Outside the setting of varieties over a perfect field, the following more general definition is used. Let X be a scheme, $D=\sum_j D_j$ a formal sum of integral closed subschemes. For each point p in X, let $O_{X,p}$ be the local ring of X at p (the ring of regular functions near p), with maximal ideal $\mathfrak{m}$ (the functions vanishing at p) and residue field $k(p)$. Say that functions $z_1,\ldots,z_n$ in $\mathfrak{m}$ form local coordinates at p if they map to a basis for the $k(p)$-vector space $\mathfrak{m}/\mathfrak{m}^2$. Then D is a divisor with simple normal crossings in X if X is regular and for each point p in X, there are local coordinates $z_1,\ldots,z_n$ at p for which each $D_j$ that contains p is equal to the closed subscheme $\{ z_{i(j)}=0 \}$ near p for some $i(j)$.

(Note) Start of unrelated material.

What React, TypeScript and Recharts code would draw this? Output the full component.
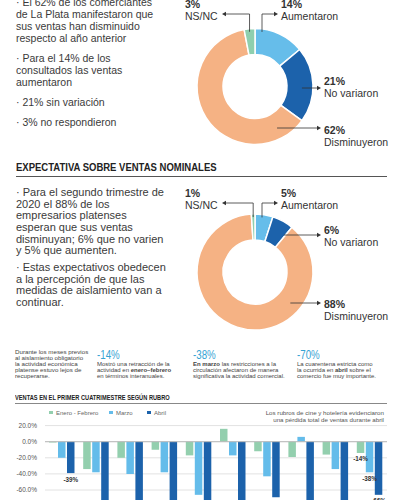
import React from "react";
import { PieChart, Pie, Cell, BarChart, Bar, XAxis, YAxis, CartesianGrid, ReferenceLine, LabelList } from "recharts";

// --- datos ---
const respuestas = ["Aumentaron", "No variaron", "Disminuyeron", "NS/NC"];
const ventasAnterior = [14, 21, 62, 3];
const ventasExpectativa = [5, 6, 88, 1];

const rubros = ["Rubro 1", "Rubro 2", "Rubro 3", "Rubro 4", "Rubro 5", "Rubro 6", "Rubro 7", "Rubro 8", "Rubro 9", "Total"];
const eneroFebrero = [-1, -34, -20, -10, -17, 16, -12, -19, -16, -14];
const marzo = [-20, -38, -40, -38, -66, -17, -43, 6, -34, -38];
const abril = [-39, -85, -82, -90, -100, -100, -69, -100, -78, -66];
const ticksY = [20, 0, -20, -40, -60, -80, -100];

const textoVentas = [
  ["· El 62% de los comerciantes", "de La Plata manifestaron que", "sus ventas han disminuido", "respecto al año anterior"],
  ["· Para el 14% de los", "consultados las ventas", "aumentaron"],
  ["· 21% sin variación"],
  ["· 3% no respondieron"],
];
const textoExpectativa = [
  ["· Para el segundo trimestre de", "2020 el 88% de los", "empresarios platenses", "esperan que sus ventas", "disminuyan; 6% que no varien", "y 5% que aumenten."],
  ["· Estas expectativos obedecen", "a la percepción de que las", "medidas de aislamiento van a", "continuar."],
];

// --- estilos ---
const FONT = '"Liberation Sans", Arial, sans-serif';
const INK = "#333";
const coloresTorta = ["#66bdea", "#1c62ab", "#f5b284", "#8ecfae"];
const colorEF = "#93cfae";
const colorMarzo = "#64bcea";
const colorAbril = "#1c62ab";
const colorCifra = "#35a3d3";
const RAD = Math.PI / 180;

type Etiqueta = { tipo: "izq" | "der" | "lado"; flecha?: number; texto?: number };
type DonaCfg = { arribaDy: number; etiquetas: Etiqueta[] };

const cfgVentas: DonaCfg = {
  arribaDy: -72.5,
  etiquetas: [{ tipo: "der" }, { tipo: "lado", flecha: 1.5, texto: -5.5 }, { tipo: "lado", flecha: 41.5, texto: 43 }, { tipo: "izq" }],
};
const cfgExpectativa: DonaCfg = {
  arribaDy: -69,
  etiquetas: [{ tipo: "der" }, { tipo: "lado", flecha: -37, texto: -42.5 }, { tipo: "lado", flecha: 31, texto: 31.5 }, { tipo: "izq" }],
};

const etiquetaDona = (cfg: DonaCfg) => (p: any) => {
  const { cx, cy, outerRadius, innerRadius, midAngle, index, value } = p;
  const e = cfg.etiquetas[index];
  const nombre = respuestas[index];
  const pct = `${value}%`;
  const tb = { fontFamily: FONT, fontSize: 10.5, fill: INK, dominantBaseline: "central" as const };
  if (e.tipo === "lado") {
    const dy = e.flecha as number;
    const ay = cy + dy;
    const r = (innerRadius + outerRadius) / 2 + 2;
    const x0 = cx + Math.sqrt(Math.max(r * r - dy * dy, 0));
    const x1 = cx + outerRadius + 8;
    const ty = cy + (e.texto as number);
    return (
      <g>
        <line x1={x0} y1={ay} x2={x1 - 3} y2={ay} stroke={INK} strokeWidth={0.8} />
        <path d={`M${x1},${ay} l-4,-2.2 v4.4 z`} fill={INK} />
        <text x={x1 + 3} y={ty} {...tb} fontWeight={700}>{pct}</text>
        <text x={x1 + 3} y={ty + 12} {...tb}>{nombre}</text>
      </g>
    );
  }
  const ay = cy + cfg.arribaDy;
  const dx = e.tipo === "der" ? 7 : outerRadius * Math.cos(-midAngle * RAD);
  const vx = cx + dx;
  const y0 = cy - Math.sqrt(outerRadius * outerRadius - dx * dx) + 3;
  if (e.tipo === "der") {
    const x1 = cx + 23;
    return (
      <g>
        <polyline points={`${vx},${y0} ${vx},${ay} ${x1 - 3},${ay}`} fill="none" stroke={INK} strokeWidth={0.8} />
        <path d={`M${x1},${ay} l-4,-2.2 v4.4 z`} fill={INK} />
        <text x={cx + 26} y={ay - 10.5} {...tb} fontWeight={700}>{pct}</text>
        <text x={cx + 26} y={ay + 2} {...tb}>{nombre}</text>
      </g>
    );
  }
  const x1 = cx - 33;
  return (
    <g>
      <polyline points={`${vx},${y0} ${vx},${ay} ${x1 + 3},${ay}`} fill="none" stroke={INK} strokeWidth={0.8} />
      <path d={`M${x1},${ay} l4,-2.2 v4.4 z`} fill={INK} />
      <text x={cx - 70} y={ay - 10.5} {...tb} fontWeight={700}>{pct}</text>
      <text x={cx - 70} y={ay + 2} {...tb}>{nombre}</text>
    </g>
  );
};

function Dona({ valores, top, cy, cfg }: { valores: number[]; top: number; cy: number; cfg: DonaCfg }) {
  const data = respuestas.map((r, i) => ({ name: r, value: valores[i] }));
  return (
    <div style={{ position: "absolute", left: 180, top, width: 220, height: 160 }}>
      <PieChart width={220} height={160} margin={{ top: 0, right: 0, bottom: 0, left: 0 }}>
        <Pie
          data={data}
          dataKey="value"
          cx={75}
          cy={cy}
          innerRadius={32}
          outerRadius={58}
          startAngle={90}
          endAngle={-270}
          stroke="#fff"
          strokeWidth={1.5}
          label={etiquetaDona(cfg)}
          labelLine={false}
          isAnimationActive={false}
        >
          {data.map((d, i) => (
            <Cell key={d.name} fill={coloresTorta[i]} />
          ))}
        </Pie>
      </PieChart>
    </div>
  );
}

function Parrafos({ paras, top, size, lh, gap }: { paras: string[][]; top: number; size: number; lh: number; gap: number }) {
  return (
    <div style={{ position: "absolute", left: 16, top, fontSize: size, lineHeight: `${lh}px`, whiteSpace: "nowrap" }}>
      {paras.map((p, i) => (
        <div key={i} style={{ marginBottom: gap }}>
          {p.map((l, j) => (
            <div key={j}>{l}</div>
          ))}
        </div>
      ))}
    </div>
  );
}

function Titulo({ text, top, left, size, scale }: { text: string; top: number; left: number; size: number; scale: number }) {
  return (
    <div
      style={{
        position: "absolute", left, top, fontSize: size, lineHeight: `${size}px`, fontWeight: 700, color: "#222",
        whiteSpace: "nowrap", transform: `scaleX(${scale})`, transformOrigin: "left center",
      }}
    >
      {text}
    </div>
  );
}

function Cifra({ left, valor, children }: { left: number; valor: string; children: React.ReactNode }) {
  return (
    <>
      <div style={{ position: "absolute", left, top: 349, fontSize: 12.5, lineHeight: "12.5px", color: colorCifra, transform: "scaleX(0.78)", transformOrigin: "left center" }}>
        {valor}
      </div>
      <div style={{ position: "absolute", left, top: 362, fontSize: 6, lineHeight: "5.8px", color: "#444", whiteSpace: "nowrap" }}>{children}</div>
    </>
  );
}

const barLabel = (visibles: number[]) => (props: any) => {
  const { x, y, width, height, value, index } = props;
  if (!visibles.includes(index)) return null;
  const bottom = Math.max(y, y + height);
  return (
    <text x={x + width / 2} y={bottom + 6} textAnchor="middle" dominantBaseline="central" fontSize={6.3} fontWeight={700} fill={INK} fontFamily={FONT}>
      {`${value}%`}
    </text>
  );
};

export default function App() {
  const barras = rubros.map((r, i) => ({ rubro: r, ef: eneroFebrero[i], m: marzo[i], a: abril[i] }));
  const leyenda = [
    { t: "Enero - Febrero", c: colorEF, x: 49 },
    { t: "Marzo", c: colorMarzo, x: 109 },
    { t: "Abril", c: colorAbril, x: 147 },
  ];
  return (
    <div style={{ position: "absolute", left: 0, top: 0, width: 400, height: 500, overflow: "hidden", background: "#fff", fontFamily: FONT, color: "#3a3a3a" }}>
      <Parrafos paras={textoVentas} top={-4} size={10.5} lh={12} gap={8} />
      <Dona valores={ventasAnterior} top={0} cy={86.5} cfg={cfgVentas} />

      <Titulo text="EXPECTATIVA SOBRE VENTAS NOMINALES" top={161.5} left={16} size={11.5} scale={0.826} />
      <div style={{ position: "absolute", left: 16, top: 175.5, width: 371, height: 1.5, background: "#555" }} />

      <Parrafos paras={textoExpectativa} top={187.2} size={11} lh={11.6} gap={5.5} />
      <Dona valores={ventasExpectativa} top={180} cy={92} cfg={cfgExpectativa} />

      <div style={{ position: "absolute", left: 15, top: 348.7, fontSize: 6.2, lineHeight: "6.1px", color: "#444", whiteSpace: "nowrap" }}>
        <div>Durante los meses previos</div>
        <div>al aislamiento obligatorio</div>
        <div>la actividad económica</div>
        <div>platense estuvo lejos de</div>
        <div>recuperarse.</div>
      </div>
      <Cifra left={97} valor="-14%">
        <div>Mostró una retracción de la</div>
        <div>actividad en <b>enero–febrero</b></div>
        <div>en términos interanuales.</div>
      </Cifra>
      <Cifra left={193} valor="-38%">
        <div><b>En marzo</b> las restricciones a la</div>
        <div>circulación afectaron de manera</div>
        <div>significativa la actividad comercial.</div>
      </Cifra>
      <Cifra left={297} valor="-70%">
        <div>La cuarentena estricta como</div>
        <div>la ocurrida en <b>abril</b> sobre el</div>
        <div>comercio fue muy importante.</div>
      </Cifra>

      <Titulo text="VENTAS EN EL PRIMER CUATRIMESTRE SEGÚN RUBRO" top={393.5} left={15} size={7} scale={0.81} />
      <div style={{ position: "absolute", left: 15, top: 403, width: 372, height: 1.2, background: "#888" }} />

      {leyenda.map((l) => (
        <div key={l.t} style={{ position: "absolute", left: l.x, top: 409.5, height: 6, display: "flex", alignItems: "center", fontSize: 6, color: "#666", whiteSpace: "nowrap" }}>
          <span style={{ display: "inline-block", width: 3.5, height: 3.5, background: l.c, marginRight: 3.5 }} />
          {l.t}
        </div>
      ))}
      <div style={{ position: "absolute", right: 16, top: 409, fontSize: 6.2, lineHeight: "7px", color: "#555", textAlign: "right", whiteSpace: "nowrap" }}>
        <div>Los rubros de cine y hotelería evidenciaron</div>
        <div>una pérdida total de ventas durante abril</div>
      </div>

      <div style={{ position: "absolute", left: 0, top: 420 }}>
        <BarChart width={400} height={120} data={barras} margin={{ top: 5.6, right: 13, bottom: 17.8, left: 0 }} barSize={7.5} barGap={1.5}>
          <CartesianGrid vertical={false} stroke="#e2e2e2" />
          <XAxis dataKey="rubro" hide />
          <YAxis
            width={45}
            domain={[-100, 20]}
            ticks={ticksY}
            interval={0}
            axisLine={false}
            tickLine={false}
            tick={{ fontSize: 6.5, fill: "#555", fontFamily: FONT }}
            tickFormatter={(v: number) => `${v.toFixed(1)}%`}
          />
          <ReferenceLine y={0} stroke="#bbb" />
          <Bar dataKey="ef" fill={colorEF} isAnimationActive={false}>
            <LabelList dataKey="ef" content={barLabel([9])} />
          </Bar>
          <Bar dataKey="m" fill={colorMarzo} isAnimationActive={false}>
            <LabelList dataKey="m" content={barLabel([9])} />
          </Bar>
          <Bar dataKey="a" fill={colorAbril} isAnimationActive={false}>
            <LabelList dataKey="a" content={barLabel([0, 9])} />
          </Bar>
        </BarChart>
      </div>
    </div>
  );
}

There is a more general notion of a divisor, meaning a formal sum of codimension-1 subvarieties with integer coefficients, $D=\sum_{j=1}^r a_j D_j$. A divisor D is said to have simple normal crossings in X if the associated "reduced" divisor $\sum_{j=1}^r D_j$ has simple normal crossings in X.

==Resolution of singularities==
Although a divisor with simple normal crossings is very special, the concept can be used to study arbitrary varieties using Heisuke Hironaka's theorems on resolution of singularities. One result is: let X be a variety over a field of characteristic zero, and let S be a Zariski closed subset that contains the singular locus of X and is not all of X. (The case where S is equal to the singular locus is already important.) Then there is a proper birational morphism f from a smooth variety Y to X such that f is an isomorphism over X – S and the inverse image of S is a divisor with simple normal crossings in Y. This is an optimal statement; one cannot always make the inverse image of S smooth, for example.

Alexander Grothendieck conjectured that the same thing (in terms of regular schemes rather than smooth varieties) should be true for algebraic varieties over any field, and even more generally, for quasi-excellent schemes.

==Divisor with normal crossings==
More generally, $D=\sum_j D_j$ is a divisor with normal crossings in a scheme X if X is regular and for every point p in X, there is an étale morphism $X'\to X$ with p in the image such that the inverse image of D is a divisor with simple normal crossings in $X'$. When X is a variety over a perfect field k, it is equivalent to say that the inclusion of D into X is étale-locally isomorphic to a union of coordinate hyperplanes in affine space $A^n_k$. A divisor with normal crossings has simple normal crossings if and only if each irreducible component of D is regular.

==Examples==
- The closed subset $\{ xy=0 \}$ in the affine plane $A^2$ over a field, viewed as a divisor, has simple normal crossings. This is the union of the two coordinate axes.
- The nodal cubic curve $D=\{ y^2=x^2(x+1) \}$ is a divisor with normal crossings in the affine plane, but it does not have simple normal crossings. (Simple normal crossings would imply that each irreducible component of D is regular, whereas in this case D is irreducible and singular.)
- The cuspidal cubic curve $D=\{ y^2=x^3 \}$ in the affine plane does not have normal crossings.
- The divisor $\{ (y+x^2)(y-x^2)=0 \}$ in the affine plane, say over $\mathbb{C}$, does not have normal crossings. (The two irreducible components are smooth, but they do not intersect transversely.)
- The divisor $\{ yx(y-x)=0 \}$ in the affine plane does not have normal crossings. (Each of the three irreducible components is smooth, and any two of them intersect transversely, but the three together are not transverse. Transversality would imply that the intersection of more than n components in an n-dimensional variety is empty.)

==Normal crossing scheme==
A scheme Y is said to be snc or to have simple normal crossings if every point has a Zariski open neighborhood which is isomorphic to a divisor with simple normal crossings (viewed as a reduced closed subscheme) in some regular scheme. Thus Y need not be given (globally) as a closed subscheme of a regular scheme. Likewise, a scheme Y has normal crossings if every point has an étale neighborhood $Y'\to Y$ such that $Y'$ is isomorphic to a divisor with simple normal crossings in some regular scheme. For example, stable curves are normal crossing schemes of dimension 1.